The first image that suggested itself came when Dr. Ford described the attempted rape and the laughter of her assailants. That's when Emile Nolde's 1931 watercolor “Woman and Beast,” showed itself. What I saw was a grinning lion lying on top of a frightened female, his tail straight up like an erection. It's the grinning that stands out the way the laughter of Dr. Ford's assault stayed so fixedly in her memory. How Nolde understood this particularly female experience is a wonder given all the rape paintings that abound in art history.

Setting the world on fire

The next painting that surfaced was jump-started by Judge Kavanaugh sobbing and screaming with igniting words that blamed the Left, including the Clintons. The sum of all this brought back a painting by Giovanni Bragolin, circa 1950, titled “The Crying Boy.” The image comes with a story that also cues to the judge's testimony.

The story first appeared on Sept. 4, 1985, in England when the British newspaper The Sun reported a series of events under the headline: “Blazing Curse of the Crying Boy Picture.”

Unsolved mystery

According to The Sun, the painting was mass-printed and hung in many homes across the UK, and again and again in each case went up in flames – the houses, not the painting.

A typical case was the first one: owners of a house in South Yorkshire, Ron and May Hall, told The Sun that they lost most of their belongings in the fire, except for the painting which wasn't even blackened by the smoke.
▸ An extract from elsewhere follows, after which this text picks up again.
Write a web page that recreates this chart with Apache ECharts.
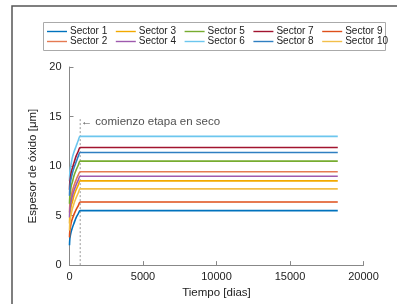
<!DOCTYPE html>
<html>
<head>
<meta charset="utf-8">
<script src="https://cdn.jsdelivr.net/npm/echarts@6/dist/echarts.min.js"></script>
<style>
  html, body { margin: 0; padding: 0; background: #fff; }
  #chart { width: 397px; height: 304px; }
</style>
</head>
<body>
<div id="chart"></div>
<script>
// tiempo en dias
const days = [0, 20, 60, 120, 200, 300, 450, 600, 730, 18250];
const sectorNames = ["Sector 1", "Sector 2", "Sector 3", "Sector 4", "Sector 5",
  "Sector 6", "Sector 7", "Sector 8", "Sector 9", "Sector 10"];
const sectorColors = ["#0072BD", "#E57A52", "#F2A900", "#9E5AAE", "#77AC30",
  "#6CC6EE", "#A2142F", "#2F7FC1", "#DE4F1A", "#F2BF4A"];
// espesor de oxido [um]
const sector1 = [2.0, 2.6, 3.0, 3.4, 3.8, 4.2, 4.8, 5.2, 5.5, 5.5];
const sector2 = [5.3, 6.0, 6.5, 7.0, 7.5, 8.0, 8.6, 9.1, 9.43, 9.43];
const sector3 = [4.2, 4.9, 5.4, 6.0, 6.4, 7.0, 7.6, 8.1, 8.5, 8.5];
const sector4 = [4.8, 5.5, 6.0, 6.5, 7.0, 7.5, 8.1, 8.6, 8.97, 8.97];
const sector5 = [6.2, 6.9, 7.4, 8.0, 8.4, 9.0, 9.6, 10.1, 10.5, 10.5];
const sector6 = [8.5, 9.3, 9.8, 10.3, 10.9, 11.4, 12.0, 12.6, 13.0, 13.0];
const sector7 = [7.6, 8.3, 8.8, 9.4, 9.8, 10.3, 11.0, 11.5, 11.87, 11.87];
const sector8 = [7.0, 7.7, 8.3, 8.8, 9.3, 9.8, 10.4, 11.0, 11.37, 11.37];
const sector9 = [2.8, 3.4, 3.8, 4.3, 4.7, 5.1, 5.6, 6.0, 6.37, 6.37];
const sector10 = [3.5, 4.2, 4.7, 5.2, 5.7, 6.2, 6.8, 7.3, 7.7, 7.7];
const sectors = [sector1, sector2, sector3, sector4, sector5,
  sector6, sector7, sector8, sector9, sector10];
// linea de inicio de la etapa en seco
const dryStart = [[730, 0], [730, 14.8]];
const dryLabel = [[760, 14.5]];
const xTicks = [0, 20000, 5000];
const yTicks = [0, 20, 5];

const font = "Liberation Sans, Arial, sans-serif";
const chart = echarts.init(document.getElementById("chart"), null, { renderer: "canvas" });

const series = sectors.map((vals, i) => ({
  name: sectorNames[i],
  type: "line",
  data: days.map((d, k) => [d, vals[k]]),
  showSymbol: false,
  smooth: 0.3,
  lineStyle: { width: 1.6, color: sectorColors[i] },
  itemStyle: { color: sectorColors[i] },
  z: 3
}));
series.push({
  type: "line",
  data: dryStart,
  showSymbol: false,
  silent: true,
  lineStyle: { width: 1.2, color: "#aaaaaa", type: [2, 2] },
  z: 2
});
series.push({
  type: "scatter",
  data: dryLabel,
  symbolSize: 0,
  silent: true,
  label: {
    show: true, position: "right", distance: 0,
    formatter: "\u2190 comienzo etapa en seco",
    color: "#222", fontSize: 11.5, fontFamily: font
  }
});

// leyenda: 2 filas x 5 columnas
const legends = sectorNames.map((name, i) => ({
  data: [name],
  left: 47 + Math.floor(i / 2) * 68.8,
  top: i % 2 === 0 ? 26.5 : 36.5,
  itemWidth: 20, itemHeight: 10, itemGap: 0,
  padding: 0,
  icon: "path://M0,4.3L20,4.3L20,5.7L0,5.7Z",
  textStyle: { fontSize: 10, fontFamily: font, color: "#222", padding: [0, 0, 0, -2] },
  selectedMode: false
}));

chart.setOption({
  animation: false,
  backgroundColor: "#fff",
  graphic: [
    { type: "rect", shape: { x: 12, y: 6, width: 420, height: 320 },
      style: { fill: "none", stroke: "#555", lineWidth: 1.5 }, z: -1 },
    { type: "rect", shape: { x: 43.5, y: 22.5, width: 342, height: 28 },
      style: { fill: "#fff", stroke: "#aaa", lineWidth: 1 }, z: -1 }
  ],
  legend: legends,
  grid: { left: 69.5, right: 33.5, top: 67, bottom: 37 },
  xAxis: {
    type: "value", min: xTicks[0], max: xTicks[1], interval: xTicks[2],
    name: "Tiempo [dias]", nameLocation: "middle", nameGap: 18,
    nameTextStyle: { fontSize: 11.5, fontFamily: font, color: "#222" },
    axisLine: { onZero: false, lineStyle: { color: "#888", width: 1 } },
    axisTick: { inside: true, length: 4, lineStyle: { color: "#888" } },
    axisLabel: { fontSize: 11, fontFamily: font, color: "#222", margin: 6,
      formatter: v => String(v) },
    splitLine: { show: false }
  },
  yAxis: {
    type: "value", min: yTicks[0], max: yTicks[1], interval: yTicks[2],
    name: "Espesor de óxido [μm]", nameLocation: "middle", nameGap: 13,
    nameTextStyle: { fontSize: 11.5, fontFamily: font, color: "#222" },
    axisLine: { show: true, lineStyle: { color: "#888", width: 1 } },
    axisTick: { show: true, inside: true, length: 4, lineStyle: { color: "#888" } },
    axisLabel: { fontSize: 11, fontFamily: font, color: "#222", margin: 8 },
    splitLine: { show: false }
  },
  series: series
});
</script>
</body>
</html>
And because in all subsequent fires, the “Crying Boy” remained likewise unscathed, it was blamed for the fires.

Turning down the heat

Judge Kavanaugh's tirade against a political party poked the blind eye of justice, as well as shook a fist at the impartiality of the Supreme Court should he be confirmed. Republican Sen. Jeff Flake came to the nation's rescue the day after the hearing by asking that the vote to confirm be delayed for one week to allow the FBI to investigate Dr. Ford's charges. And the fiery flames of rage that threatened to engulf the land got a chance to simmer down.